To train a new model, you need to define your own config.json to define model details, trainin configuration and more (check the examples). Then call the corressponding train script.

For instance, in order to train a tacotron or tacotron2 model on LJSpeech dataset, follow these steps.

python TTS/bin/train_tacotron.py --config_path TTS/tts/configs/config.json

To fine-tune a model, use --restore_path.

python TTS/bin/train_tacotron.py --config_path TTS/tts/configs/config.json --restore_path /path/to/your/model.pth.tar

To continue an old training run, use --continue_path.

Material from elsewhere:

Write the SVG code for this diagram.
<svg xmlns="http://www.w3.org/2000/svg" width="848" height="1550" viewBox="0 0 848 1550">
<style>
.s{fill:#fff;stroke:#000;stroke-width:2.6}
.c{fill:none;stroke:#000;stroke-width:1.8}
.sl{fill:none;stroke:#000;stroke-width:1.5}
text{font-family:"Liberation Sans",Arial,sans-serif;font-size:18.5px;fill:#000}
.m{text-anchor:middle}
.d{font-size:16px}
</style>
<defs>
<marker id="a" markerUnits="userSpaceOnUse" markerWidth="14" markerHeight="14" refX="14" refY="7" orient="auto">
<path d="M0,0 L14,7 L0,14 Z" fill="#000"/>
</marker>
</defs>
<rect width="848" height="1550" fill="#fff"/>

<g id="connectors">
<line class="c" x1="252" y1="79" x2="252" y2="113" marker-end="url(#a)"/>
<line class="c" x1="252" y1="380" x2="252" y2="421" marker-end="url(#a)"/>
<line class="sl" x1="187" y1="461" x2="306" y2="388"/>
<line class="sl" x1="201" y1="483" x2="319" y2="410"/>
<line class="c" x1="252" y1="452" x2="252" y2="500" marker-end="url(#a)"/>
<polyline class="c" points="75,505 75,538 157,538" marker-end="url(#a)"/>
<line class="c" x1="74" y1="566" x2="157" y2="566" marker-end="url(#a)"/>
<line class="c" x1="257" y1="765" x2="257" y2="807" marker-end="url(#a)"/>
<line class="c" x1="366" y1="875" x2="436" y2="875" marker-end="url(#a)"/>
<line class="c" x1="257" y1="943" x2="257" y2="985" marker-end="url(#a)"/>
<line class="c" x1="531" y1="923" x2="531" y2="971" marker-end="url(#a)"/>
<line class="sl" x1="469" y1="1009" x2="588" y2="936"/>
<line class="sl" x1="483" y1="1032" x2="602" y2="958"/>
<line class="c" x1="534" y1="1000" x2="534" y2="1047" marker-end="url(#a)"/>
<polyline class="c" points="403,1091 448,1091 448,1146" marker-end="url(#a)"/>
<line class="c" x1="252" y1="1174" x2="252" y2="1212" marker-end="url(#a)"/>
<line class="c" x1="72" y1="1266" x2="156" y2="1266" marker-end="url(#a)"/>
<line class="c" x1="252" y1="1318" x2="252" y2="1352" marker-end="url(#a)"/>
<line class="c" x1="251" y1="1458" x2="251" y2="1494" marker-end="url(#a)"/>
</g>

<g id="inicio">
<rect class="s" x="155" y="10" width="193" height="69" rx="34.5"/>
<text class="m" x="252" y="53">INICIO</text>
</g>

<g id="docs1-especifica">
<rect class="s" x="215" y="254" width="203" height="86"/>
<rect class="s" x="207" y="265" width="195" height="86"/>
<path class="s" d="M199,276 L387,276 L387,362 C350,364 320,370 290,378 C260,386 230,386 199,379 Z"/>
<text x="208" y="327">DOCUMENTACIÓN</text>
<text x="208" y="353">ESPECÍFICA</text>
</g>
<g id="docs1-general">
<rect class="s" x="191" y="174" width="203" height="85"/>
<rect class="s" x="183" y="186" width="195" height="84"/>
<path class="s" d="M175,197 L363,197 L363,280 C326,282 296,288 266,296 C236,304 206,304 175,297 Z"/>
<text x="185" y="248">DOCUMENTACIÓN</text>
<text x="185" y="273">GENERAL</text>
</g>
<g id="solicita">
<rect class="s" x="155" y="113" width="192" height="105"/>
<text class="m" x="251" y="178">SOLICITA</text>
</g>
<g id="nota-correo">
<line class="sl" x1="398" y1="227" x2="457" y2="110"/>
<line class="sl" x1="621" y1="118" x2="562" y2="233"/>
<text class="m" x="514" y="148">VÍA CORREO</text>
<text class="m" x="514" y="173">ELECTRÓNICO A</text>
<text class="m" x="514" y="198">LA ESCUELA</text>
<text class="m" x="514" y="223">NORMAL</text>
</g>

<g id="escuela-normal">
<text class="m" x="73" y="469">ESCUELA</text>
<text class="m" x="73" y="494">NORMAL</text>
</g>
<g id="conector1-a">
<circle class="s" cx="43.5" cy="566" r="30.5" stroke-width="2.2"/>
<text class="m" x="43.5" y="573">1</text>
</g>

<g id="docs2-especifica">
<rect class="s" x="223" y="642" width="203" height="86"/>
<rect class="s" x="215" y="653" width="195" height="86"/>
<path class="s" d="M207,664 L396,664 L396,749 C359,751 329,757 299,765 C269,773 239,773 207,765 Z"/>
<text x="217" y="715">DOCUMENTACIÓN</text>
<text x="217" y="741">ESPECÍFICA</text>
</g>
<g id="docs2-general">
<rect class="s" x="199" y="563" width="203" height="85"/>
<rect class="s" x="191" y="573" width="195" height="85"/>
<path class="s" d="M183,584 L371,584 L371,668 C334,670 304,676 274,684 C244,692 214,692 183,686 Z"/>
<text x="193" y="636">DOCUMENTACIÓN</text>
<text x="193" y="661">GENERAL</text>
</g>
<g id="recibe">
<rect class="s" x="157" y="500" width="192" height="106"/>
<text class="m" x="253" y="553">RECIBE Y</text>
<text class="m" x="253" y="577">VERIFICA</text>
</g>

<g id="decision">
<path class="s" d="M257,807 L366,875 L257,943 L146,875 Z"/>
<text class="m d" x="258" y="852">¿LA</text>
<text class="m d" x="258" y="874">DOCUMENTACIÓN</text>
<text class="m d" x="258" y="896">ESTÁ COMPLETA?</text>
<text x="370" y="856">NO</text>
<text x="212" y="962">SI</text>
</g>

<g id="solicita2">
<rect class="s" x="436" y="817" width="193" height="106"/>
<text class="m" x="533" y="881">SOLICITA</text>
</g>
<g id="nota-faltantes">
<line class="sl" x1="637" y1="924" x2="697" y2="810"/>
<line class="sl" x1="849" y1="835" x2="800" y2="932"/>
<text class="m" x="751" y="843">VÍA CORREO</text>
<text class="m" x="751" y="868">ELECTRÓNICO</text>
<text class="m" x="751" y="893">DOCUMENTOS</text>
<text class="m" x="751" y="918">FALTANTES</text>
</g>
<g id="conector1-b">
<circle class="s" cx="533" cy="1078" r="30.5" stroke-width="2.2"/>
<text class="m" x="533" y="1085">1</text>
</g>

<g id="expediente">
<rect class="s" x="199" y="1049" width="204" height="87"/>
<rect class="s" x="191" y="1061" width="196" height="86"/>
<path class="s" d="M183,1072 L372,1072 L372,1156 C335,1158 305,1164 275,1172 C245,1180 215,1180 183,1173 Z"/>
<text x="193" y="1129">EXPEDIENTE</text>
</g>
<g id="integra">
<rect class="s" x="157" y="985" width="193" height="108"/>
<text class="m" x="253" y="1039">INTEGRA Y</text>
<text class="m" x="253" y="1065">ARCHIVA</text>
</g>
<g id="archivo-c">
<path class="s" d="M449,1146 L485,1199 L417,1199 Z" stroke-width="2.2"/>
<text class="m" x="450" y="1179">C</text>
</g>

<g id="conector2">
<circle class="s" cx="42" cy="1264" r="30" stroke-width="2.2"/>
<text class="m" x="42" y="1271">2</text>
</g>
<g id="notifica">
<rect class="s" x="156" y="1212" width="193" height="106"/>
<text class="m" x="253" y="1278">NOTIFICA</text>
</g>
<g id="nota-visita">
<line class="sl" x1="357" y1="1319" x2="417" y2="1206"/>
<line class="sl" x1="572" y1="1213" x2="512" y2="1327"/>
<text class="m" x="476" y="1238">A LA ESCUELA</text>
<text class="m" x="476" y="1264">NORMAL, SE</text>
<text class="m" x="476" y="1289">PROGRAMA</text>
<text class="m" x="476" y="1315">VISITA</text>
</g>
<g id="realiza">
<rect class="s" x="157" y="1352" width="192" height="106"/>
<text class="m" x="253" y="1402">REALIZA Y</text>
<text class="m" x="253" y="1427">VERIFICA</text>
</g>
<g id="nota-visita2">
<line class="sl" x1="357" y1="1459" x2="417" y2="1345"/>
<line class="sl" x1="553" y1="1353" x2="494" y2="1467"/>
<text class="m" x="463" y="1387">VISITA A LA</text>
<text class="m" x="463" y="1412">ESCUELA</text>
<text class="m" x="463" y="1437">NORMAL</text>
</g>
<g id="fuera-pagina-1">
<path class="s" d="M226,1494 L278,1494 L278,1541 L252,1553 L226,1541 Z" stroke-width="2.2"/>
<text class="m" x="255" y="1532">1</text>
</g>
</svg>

python TTS/bin/train_tacotron.py --continue_path /path/to/your/run_folder/

For multi-GPU training, call distribute.py. It runs any provided train script in multi-GPU setting.

CUDA_VISIBLE_DEVICES="0,1,4" python TTS/bin/distribute.py --script train_tacotron.py --config_path TTS/tts/configs/config.json

Each run creates a new output folder accomodating used config.json, model checkpoints and tensorboard logs.

In case of any error or intercepted execution, if there is no checkpoint yet under the output folder, the whole folder is going to be removed.

You can also enjoy Tensorboard, if you point Tensorboard argument--logdir to the experiment folder.